Washington — In a last ditch with a weakening economy and the holiday retail season, Google on Wednesday, at the eMetric Summit in Washington, D.C., announced a series of enhancements and new enterprise-class features to its free Google Analytics product over the coming weeks, including integration with AdSense.
The Google Analytics upgrade springs up barely two weeks after Yahoo launched its analytics product. Most importantly, you can now integrate your AdSense account with your Analytics account to combine website traffic details and earnings in one easy-to-understand portal.
The Official Google Analytics blog outlined
what they call more “enterprise-class” features to the software. Many new attributes will be released as betas will begin rolling out over the next few weeks, including advanced segmentation, custom reports, a data export API, integrated reporting for AdSense publishers, multi-dimensional data visualizations called “
Motion Charts,
” and an updated user and administrative interface.
Additionally, Google’s offering also happens to influence on more sophisticated tools offered by Omniture, WebTrends, and Coremetrics.
While some alterations are merely simple upgrades to previous functionality, the Analytics interface updated yesterday has a slightly different, more elegant user experience for the end user. The features announced on the Analytics Official Blog, though, are much more significant and may possibly become an essential tool for every webmaster, especially those who are looking to monetize their sites in the best possible way.
“All of these are things our more advanced customers have been asking for, and our enterprise-class customers want and need,” said Brett Crosby, group manager of Google Analytics.
The updates are part of an enterprise-class bundle of features that will be available to all Google Analytics users in the coming weeks are:
Advanced Segmentation: Enables you to create a segment of traffic and see those people in all your reports. Say for instance you wish to see people who visit from AdWords, or from a specific location, or a specific website — you can thus isolate and analyze subsets of your traffic in a specific way thanks to filters such as “paid traffic” or “visits with conversions,” which means that webmasters will be able to implement a true behavioral targeting should they wish to pursue that road. The segment also applies to all historical data and will be visible in custom reports, too.
Custom Reporting: Previously, Google Analytics users only had the ability to run pre-determined reports. But now users can drill down into geographies, the referring source, or other queries with a customize layout and filter your data in the way you wish: you will be able to save and load different, customized views and get all the information you want with just a quick glimpse.
Integration with AdSense: A long-requested feature that will be rolled out over several months, so if you do not see it for sometime, do not panic! Google Analytics will now integrate with not just AdWords (an extant feature) but also AdSense. Users can now see which pages are driving the most revenue and least revenue through AdSense. You can also determine what kind of content on your site that is monetizing the best for you. These reports can also be broken down by geography or referring sites/sources.

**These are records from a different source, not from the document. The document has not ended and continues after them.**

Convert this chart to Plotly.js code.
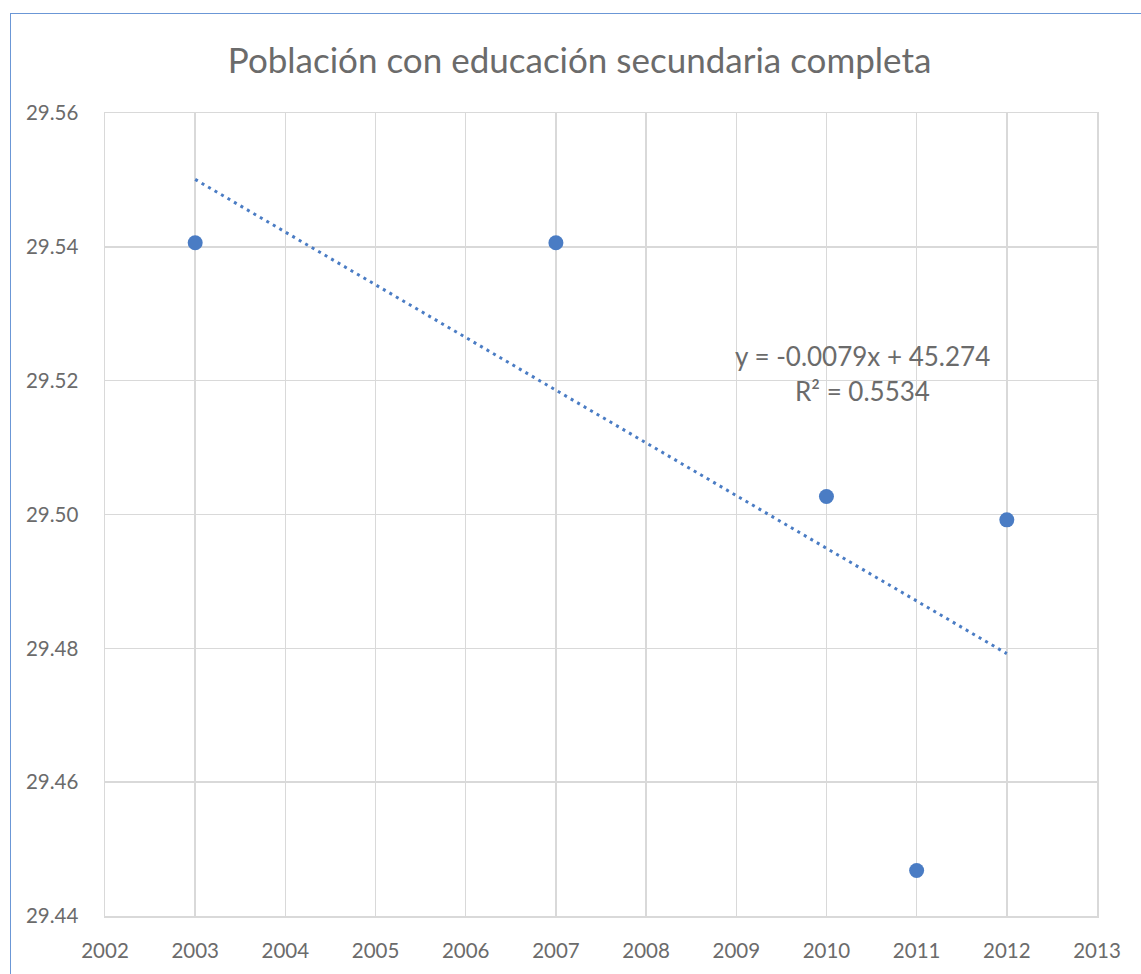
<!DOCTYPE html>
<html><head><meta charset="utf-8">
<script src="https://cdn.plot.ly/plotly-3.0.1.min.js"></script>
<style>
html,body{margin:0;padding:0;width:1141px;height:974px;overflow:hidden;background:#fff;}
#frame{position:absolute;left:10px;top:13px;width:1200px;height:1000px;border:1.5px solid #6b97d6;box-sizing:border-box;}
#chart{position:absolute;left:0;top:0;width:1141px;height:974px;}
</style></head>
<body>
<div id="frame"></div>
<div id="chart"></div>
<script>
const years = [2003, 2007, 2010, 2011, 2012];
const values = [29.5406, 29.5406, 29.5027, 29.4468, 29.4992];
const xTicks = [2002,2003,2004,2005,2006,2007,2008,2009,2010,2011,2012,2013];
const yTicks = [29.44,29.46,29.48,29.50,29.52,29.54,29.56];
const titleText = "Población con educación secundaria completa";
const eqText = "y = -0.0079x + 45.274";
const r2Text = "R² = 0.5534";

// least-squares trendline from data
const n = years.length;
const mx = years.reduce((a,b)=>a+b,0)/n;
const my = values.reduce((a,b)=>a+b,0)/n;
let sxy=0,sxx=0;
for(let i=0;i<n;i++){sxy+=(years[i]-mx)*(values[i]-my);sxx+=(years[i]-mx)**2;}
const slope = sxy/sxx, icpt = my - slope*mx;
const tx = [years[0], years[n-1]];
const ty = tx.map(x=>slope*x+icpt);

const font = "Lato, 'Open Sans', sans-serif";
const blue = "#4a7cc4";
const grid = "#d9d9d9";
const txt = "#6b6b6b";

const data = [
  {x: tx, y: ty, mode: "lines", line: {color: blue, width: 3, dash: "3px,4.5px"}, hoverinfo: "skip", showlegend: false},
  {x: years, y: values, mode: "markers", marker: {color: blue, size: 15}, showlegend: false}
];
const layout = {
  width: 1141, height: 974,
  margin: {l: 105, r: 44, t: 113, b: 58},
  paper_bgcolor: "rgba(0,0,0,0)", plot_bgcolor: "rgba(0,0,0,0)",
  font: {family: font, color: txt, size: 20.5},
  title: {text: titleText, font: {family: font, size: 35, color: txt}, x: 0.508, xanchor: "center", y: 0.938, yanchor: "middle"},
  xaxis: {range: [2002, 2013], tickvals: xTicks, ticktext: xTicks.map(String), showgrid: true, gridcolor: grid, gridwidth: 1.5,
          showline: true, linecolor: grid, linewidth: 1.5, mirror: true, zeroline: false, ticks: "", ticklabelstandoff: 16,
          tickfont: {size: 20.5, color: txt}},
  yaxis: {range: [29.44, 29.56], tickvals: yTicks, ticktext: yTicks.map(v=>v.toFixed(2)), showgrid: true, gridcolor: grid, gridwidth: 1.5,
          showline: true, linecolor: grid, linewidth: 1.5, mirror: true, zeroline: false, ticks: "", ticklabelstandoff: 21,
          tickfont: {size: 20.5, color: txt}},
  annotations: [
    {text: eqText, xref: "paper", yref: "paper", x: (862-105)/992, y: (916-356)/803, xanchor: "center", yanchor: "middle", showarrow: false, font: {size: 26, color: txt}},
    {text: r2Text, xref: "paper", yref: "paper", x: (862-105)/992, y: (916-391)/803, xanchor: "center", yanchor: "middle", showarrow: false, font: {size: 26, color: txt}}
  ]
};
Plotly.newPlot("chart", data, layout, {displayModeBar: false, staticPlot: true});
</script>
</body></html>
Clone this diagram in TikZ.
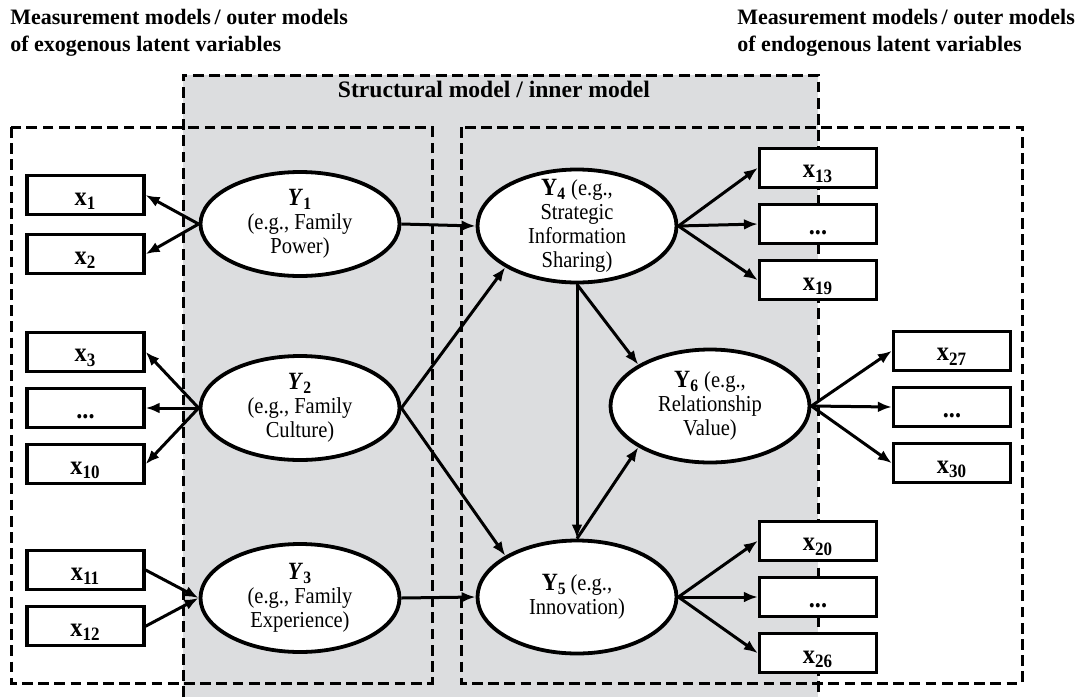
\documentclass[tikz,border=0pt]{standalone}
\usepackage{fontspec}
\setmainfont{Liberation Serif}
\newfontfamily\narrowserif[FakeStretch=0.9]{Liberation Serif}
\usetikzlibrary{shapes.geometric,arrows.meta}

\definecolor{innergray}{RGB}{220,221,223}
\newcommand{\ellfont}{\narrowserif\fontsize{11.4}{12}\selectfont}
\newcommand{\headfont}{\fontsize{11}{13.5}\selectfont\bfseries}
\newcommand{\obsx}[1]{x\textsubscript{#1}}
\newcommand{\latname}[1]{{\fontsize{12.4}{12}\selectfont\textbf{#1}}}

\begin{document}
\begin{tikzpicture}[x=0.5pt,y=-0.5pt,
  latent/.style={draw,ellipse,line width=1.9pt,fill=white,inner sep=0pt,minimum width=99.5pt,minimum height=52pt},
  latentbig/.style={latent,minimum height=56.5pt},
  ytext/.style={align=center,font=\ellfont,inner sep=0pt},
  obsbox/.style={draw,rectangle,line width=1.6pt,fill=white,inner sep=0pt,minimum width=58.5pt,minimum height=19.5pt,
    text height=10pt,text depth=0pt,font=\narrowserif\fontsize{13.5}{12}\selectfont\bfseries},
  modelbox/.style={line width=1.5pt,dash pattern=on 5.4pt off 2.7pt},
  link/.style={-{Latex[length=7pt,width=5.4pt]},line width=1.5pt}]
  \useasboundingbox (0,0) rectangle (1081,697);
  % structural model in the middle
  \fill[innergray] (183,75) rectangle (818,697);
  \draw[modelbox] (11,127) rectangle (432,683);
  \draw[modelbox] (461,127) rectangle (1022,683);
  \draw[modelbox] (183,697) -- (183,75) -- (818,75) -- (818,697);
  \node[anchor=north west,align=left,inner sep=0pt,font=\headfont] at (10,9) (exolabel) {Measurement models\,/ outer models\\of exogenous latent variables};
  \node[anchor=north west,align=left,inner sep=0pt,font=\headfont] at (737,9) (endolabel) {Measurement models\,/ outer models\\of endogenous latent variables};
  \node[anchor=base,inner sep=0pt,font=\fontsize{11.8}{13}\selectfont\bfseries] at (494,97) (structlabel) {Structural model / inner model};
  % latent variables
  \node[latent,label={[name=y1text,ytext]center:{\latname{\textit{Y}\textsubscript{1}}\\(e.g., Family\\Power)}}] at (300,224) (y1) {};
  \node[latent,label={[name=y2text,ytext]center:{\latname{\textit{Y}\textsubscript{2}}\\(e.g., Family\\Culture)}}] at (300,408) (y2) {};
  \node[latent,minimum height=54pt,label={[name=y3text,ytext]center:{\latname{\textit{Y}\textsubscript{3}}\\(e.g., Family\\Experience)}}] at (300,598) (y3) {};
  \node[latentbig,label={[name=y4text,ytext]center:{\latname{Y\textsubscript{4}} (e.g.,\\Strategic\\Information\\Sharing)}}] at (577,226) (y4) {};
  \node[latentbig,label={[name=y5text,ytext]center:{\latname{Y\textsubscript{5}}\,(e.g.,\\Innovation)}}] at (577,597) (y5) {};
  \node[latentbig,label={[name=y6text,ytext]center:{\latname{Y\textsubscript{6}} (e.g.,\\Relationship\\Value)}}] at (710,406) (y6) {};
  % indicators, exogenous side
  \node[obsbox] at (85.5,195) (x1) {\obsx{1}};
  \node[obsbox,anchor=north,yshift=-8.5pt] at (x1.south) (x2) {\obsx{2}};
  \node[obsbox] at (85.5,408) (xd1) {...};
  \node[obsbox,anchor=south,yshift=7pt] at (xd1.north) (x3) {\obsx{3}};
  \node[obsbox,anchor=north,yshift=-7pt] at (xd1.south) (x10) {\obsx{10}};
  \node[obsbox] at (85.5,570) (x11) {\obsx{11}};
  \node[obsbox,anchor=north,yshift=-7pt] at (x11.south) (x12) {\obsx{12}};
  % indicators, endogenous side
  \node[obsbox] at (818,224) (xd2) {...};
  \node[obsbox,anchor=south,yshift=7pt] at (xd2.north) (x13) {\obsx{13}};
  \node[obsbox,anchor=north,yshift=-7pt] at (xd2.south) (x19) {\obsx{19}};
  \node[obsbox] at (952,407) (xd4) {...};
  \node[obsbox,anchor=south,yshift=7pt] at (xd4.north) (x27) {\obsx{27}};
  \node[obsbox,anchor=north,yshift=-7pt] at (xd4.south) (x30) {\obsx{30}};
  \node[obsbox] at (818,597) (xd3) {...};
  \node[obsbox,anchor=south,yshift=7pt] at (xd3.north) (x20) {\obsx{20}};
  \node[obsbox,anchor=north,yshift=-7pt] at (xd3.south) (x26) {\obsx{26}};
  % outer model arrows
  \foreach \t in {x1,x2} \draw[link] (y1.west) -- (\t.east);
  \foreach \t in {x3,xd1,x10} \draw[link] (y2.west) -- (\t.east);
  \foreach \s in {x11,x12} \draw[link] (\s.east) -- (y3.west);
  \foreach \t in {x13,xd2,x19} \draw[link] (y4.east) -- (\t.west);
  \foreach \t in {x27,xd4,x30} \draw[link] (y6.east) -- (\t.west);
  \foreach \t in {x20,xd3,x26} \draw[link] (y5.east) -- (\t.west);
  % inner model arrows
  \draw[link] (y1.east) -- (y4.west);
  \draw[link] (y2.east) -- (y4.south west);
  \draw[link] (y2.east) -- (y5.north west);
  \draw[link] (y3.east) -- (y5.west);
  \draw[link] (y4.south) -- (y5.north);
  \draw[link] (y4.south) -- (y6.north west);
  \draw[link] (y5.north) -- (y6.south west);
\end{tikzpicture}
\end{document}
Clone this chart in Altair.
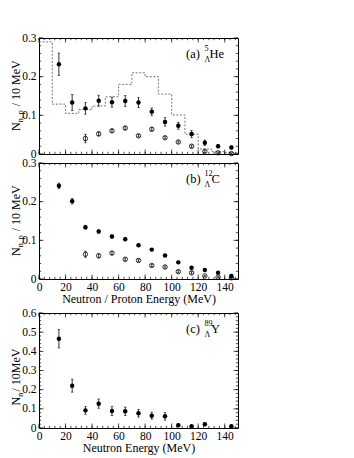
import altair as alt
import pandas as pd

FONT = "Liberation Serif"
W = 199

# ---------------- data ----------------
energy = [15, 25, 35, 45, 55, 65, 75, 85, 95, 105, 115, 125, 135, 145]

# (a) 5-Lambda-He
he_n_val = [0.232, 0.133, 0.118, 0.138, 0.134, 0.137, 0.133, 0.109, 0.083, 0.073, 0.052, 0.029, 0.020, 0.017]
he_n_err = [0.029, 0.021, 0.015, 0.014, 0.013, 0.014, 0.013, 0.010, 0.011, 0.009, 0.009, 0.007, 0.004, 0.004]
he_p_energy = [35, 45, 55, 65, 75, 85, 95, 105, 115, 125, 135, 145]
he_p_val = [0.040, 0.052, 0.060, 0.067, 0.047, 0.064, 0.042, 0.031, 0.020, 0.007, 0.003, 0.001]
he_p_err = [0.011, 0.005, 0.004, 0.004, 0.003, 0.004, 0.003, 0.003, 0.003, 0.003, 0.002, 0.002]
he_hist_edges = [0, 10, 20, 30, 40, 50, 60, 70, 80, 90, 100, 110, 120, 130, 140, 150]
he_hist_val = [0.290, 0.129, 0.105, 0.115, 0.124, 0.148, 0.180, 0.210, 0.200, 0.155, 0.101, 0.051, 0.013, 0.006, 0.003]

# (b) 12-Lambda-C
c_n_val = [0.241, 0.201, 0.134, 0.123, 0.110, 0.103, 0.087, 0.076, 0.061, 0.043, 0.029, 0.023, 0.016, 0.008]
c_n_err = [0.007, 0.007, 0.005, 0.004, 0.004, 0.004, 0.003, 0.003, 0.003, 0.003, 0.002, 0.002, 0.002, 0.002]
c_p_energy = [35, 45, 55, 65, 75, 85, 95, 105, 115, 125, 135, 145]
c_p_val = [0.064, 0.060, 0.067, 0.051, 0.048, 0.035, 0.031, 0.019, 0.016, 0.008, 0.005, 0.003]
c_p_err = [0.008, 0.005, 0.004, 0.003, 0.003, 0.003, 0.003, 0.003, 0.003, 0.002, 0.002, 0.002]

# (c) 89-Lambda-Y
y_energy = [15, 25, 35, 45, 55, 65, 75, 85, 95, 105, 115, 125, 145]
y_n_val = [0.466, 0.221, 0.092, 0.127, 0.089, 0.087, 0.077, 0.064, 0.061, 0.014, 0.009, 0.019, 0.009]
y_n_err = [0.048, 0.034, 0.020, 0.024, 0.024, 0.022, 0.020, 0.018, 0.020, 0.006, 0.005, 0.007, 0.005]

# ticks
x_major = [0, 20, 40, 60, 80, 100, 120, 140]
x_minor = list(range(0, 151, 4))
y_major_03 = [0, 0.1, 0.2, 0.3]
y_minor_03 = [i * 0.02 for i in range(16)]
y_major_06 = [0, 0.1, 0.2, 0.3, 0.4, 0.5, 0.6]
y_minor_06 = [i * 0.02 for i in range(31)]

AXSTYLE = dict(labelFont=FONT, titleFont=FONT, labelFontSize=11.5, titleFontSize=12,
               labelColor="black", titleColor="black", titleFontWeight="normal",
               labelFontWeight="normal", ticks=False, domain=False, grid=False,
               labelOverlap=False, labelFlush=False)


def df_err(xv, val, err):
    return pd.DataFrame({"E": xv, "v": val,
                         "lo": [a - b for a, b in zip(val, err)],
                         "hi": [a + b for a, b in zip(val, err)]})


def txt(s, x, y, size, angle=0, align="left", baseline="alphabetic"):
    kw = dict(text=s, font=FONT, fontSize=size, color="black", align=align, baseline=baseline)
    if angle:
        kw["angle"] = angle
    return alt.Chart(pd.DataFrame({"d": [0]})).mark_text(**kw).encode(
        x=alt.value(x), y=alt.value(y))


def panel(h, ymax, ymaj, ymin, filled, opened=None, hist=None, xtitle=None,
          ytitle=("N", "n, p", "/ 10 MeV"), tag=("(a)", "5", "He", 170.5)):
    xs = alt.Scale(domain=[0, 150], nice=False, zero=False)
    ys = alt.Scale(domain=[0, ymax], nice=False)
    if xtitle:
        xaxis = alt.Axis(values=x_major, title=xtitle, labels=True, format="d",
                         labelPadding=2, titlePadding=1, **AXSTYLE)
    else:
        xaxis = alt.Axis(values=x_major, labels=False, title=None, **AXSTYLE)
    yaxis = alt.Axis(values=ymaj, title=None, labels=True, labelPadding=3,
                     labelExpr="datum.value == 0 ? '0' : format(datum.value, '.1f')",
                     **AXSTYLE)

    def X(f):
        return alt.X(f, scale=xs, axis=xaxis)

    def Y(f):
        return alt.Y(f, scale=ys, axis=yaxis)

    layers = []
    if hist is not None:
        hx, hv = hist
        hd = pd.DataFrame({"E": hx, "v": hv + [hv[-1]]})
        layers.append(alt.Chart(hd).mark_line(interpolate="step-after", color="#666666",
                                              strokeWidth=0.9, strokeDash=[2, 1.6]).encode(
            x=X("E:Q"), y=Y("v:Q")))

    def errs(d):
        bars = alt.Chart(d).mark_rule(color="black", strokeWidth=0.8).encode(
            x=X("E:Q"), y=Y("lo:Q"), y2="hi:Q")
        caps = [alt.Chart(d).mark_tick(color="black", orient="horizontal", size=2.5,
                                       thickness=0.8).encode(x=X("E:Q"), y=Y(f + ":Q"))
                for f in ("lo", "hi")]
        return [bars] + caps

    if opened is not None:
        od = df_err(*opened)
        layers += errs(od)
        layers.append(alt.Chart(od).mark_point(shape="circle", filled=False, color="black",
                                               size=20, strokeWidth=0.8, opacity=1).encode(
            x=X("E:Q"), y=Y("v:Q")))
    fd = df_err(*filled)
    layers += errs(fd)
    layers.append(alt.Chart(fd).mark_point(shape="circle", filled=True, color="black",
                                           size=20, opacity=1).encode(
        x=X("E:Q"), y=Y("v:Q")))
    # inward ticks on all four sides
    for vals, L in ((x_major, 4.5), (x_minor, 2.2)):
        base = alt.Chart(pd.DataFrame({"E": vals})).mark_rule(color="black", strokeWidth=0.7)
        layers.append(base.encode(x=X("E:Q"), y=alt.value(h), y2=alt.value(h - L)))
        layers.append(base.encode(x=X("E:Q"), y=alt.value(0), y2=alt.value(L)))
    for vals, L in ((ymaj, 4.5), (ymin, 2.2)):
        base = alt.Chart(pd.DataFrame({"v": vals})).mark_rule(color="black", strokeWidth=0.7)
        layers.append(base.encode(y=Y("v:Q"), x=alt.value(0), x2=alt.value(L)))
        layers.append(base.encode(y=Y("v:Q"), x=alt.value(W), x2=alt.value(W - L)))
    # y-axis title, rotated
    t_main, t_sub, t_rest = ytitle
    ybase = h / 2 + 35
    layers.append(txt(t_main, -19.5, ybase, 12, angle=270))
    layers.append(txt(t_sub, -16.5, ybase - 8.8, 8, angle=270))
    layers.append(txt(t_rest, -19.5, ybase - 8.8 - len(t_sub) * 3.6 - 1.5, 12, angle=270))
    # panel tag
    lab, sup, nuc, nx = tag
    layers.append(txt(lab, 147, 20, 12.5))
    layers.append(txt(sup, 165.5, 13, 8))
    layers.append(txt("\u039b", 165.5, 24, 8))
    layers.append(txt(nuc, nx, 20, 12.5))
    return alt.layer(*layers).properties(width=W, height=h)


pa = panel(116, 0.3, y_major_03, y_minor_03,
           (energy, he_n_val, he_n_err),
           (he_p_energy, he_p_val, he_p_err),
           (he_hist_edges, he_hist_val),
           tag=("(a)", "5", "He", 170.5))
pb = panel(116, 0.3, y_major_03, y_minor_03,
           (energy, c_n_val, c_n_err),
           (c_p_energy, c_p_val, c_p_err),
           xtitle="Neutron / Proton Energy (MeV)",
           tag=("(b)", "12", "C", 172.5))
pc = panel(115, 0.6, y_major_06, y_minor_06,
           (y_energy, y_n_val, y_n_err),
           xtitle="Neutron Energy (MeV)",
           ytitle=("N", "n", "/ 10MeV"),
           tag=("(c)", "89", "Y", 172))

# invisible spacer panel to open the gap between (b) and (c)
spacer = alt.Chart(pd.DataFrame({"d": [0]})).mark_point(opacity=0).encode(
    x=alt.X("d:Q", axis=None), y=alt.Y("d:Q", axis=None)
).properties(width=W, height=16, view=alt.ViewConfig(stroke="transparent"))

chart = alt.vconcat(pa, pb, spacer, pc, spacing=9, bounds="flush").properties(
    padding={"left": 0, "top": 23, "right": 5, "bottom": 5}, background="white"
).configure_view(stroke="black", strokeWidth=1).configure_axis(
    ticks=False, domain=False, grid=False, labelOverlap=False, labelFlush=False,
    labelFont=FONT, titleFont=FONT, labelFontSize=11.5, titleFontSize=12,
    labelColor="black", titleColor="black", titleFontWeight="normal"
)

chart.save("out.html", embed_options={"renderer": "svg", "actions": False})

Beta version of the API: Developers have done some pretty creative things with Google Analytics from mobile and desktop applications to Grease Monkey scripts. Google is hoping that third party developers will dream up applications that are not currently floating around the offices in Mountain View. Now Google will release a beta version of an API, plus support, to better help developers in extending the usefulness and capabilities of GA.
Motion Charts: This is one of the most prominent and potentially fruitful update in the list, and certainly one of the most attractive visualization features that can show a graphical representation of up to four variables — plus time. As with custom reports, this highly sophisticated tool allows for plotting cross-compiled data into five dimensions — X-Y axis, bubble size and color, and even time. Then you can also watch change over time with animations.
The services and updates are intended to offer customers flexible and free options for ways to view data, as well as methods to integrate Google Analytics data with other data sources. Several years in the making, employees throughout the company — including engineers, marketers, sales, user experience, copywriters, webmasters and designers — had a hand in creating the package.
Other interesting features are currently in a “private beta” stage and will likely be rolled out within a few months: these include a data export API allowing to create programs that can download and manipulate reports from Analytics to extend the platform functionality even beyond the tools provided by Google, and, most importantly, a much-awaited integration with Google AdSense, which offers metrics such as total revenue, eCPM, click-through rate and average impressions/visit over time — by day or even by hour.
“Now, today’s launch, it is not about the breadth. This launch is about the depth of usability, to be able to the deep dives in the data. We have taken what was traditionally the extensive data, and made them easy to use,” Crosby said.
With these latest updates, Google might well be considered the most advanced stats reporting tool available to the general public, and certainly one of the most feature-rich, which will certainly end up driving a new wave of customers to its platform to make the Google dominance clearer even in this market.
As Jeff Gillis explains in his blog post, the Analytics team has been gathering a wish list for over a year now, and investigated other valuable statistics tool in an attempt to understand which features were the most needed or requested. Today, after months of testing and developing, Google unveiled a major upgrade to its platform that make this tool even stronger in the market and, what is even better, also freely available for everyone to use.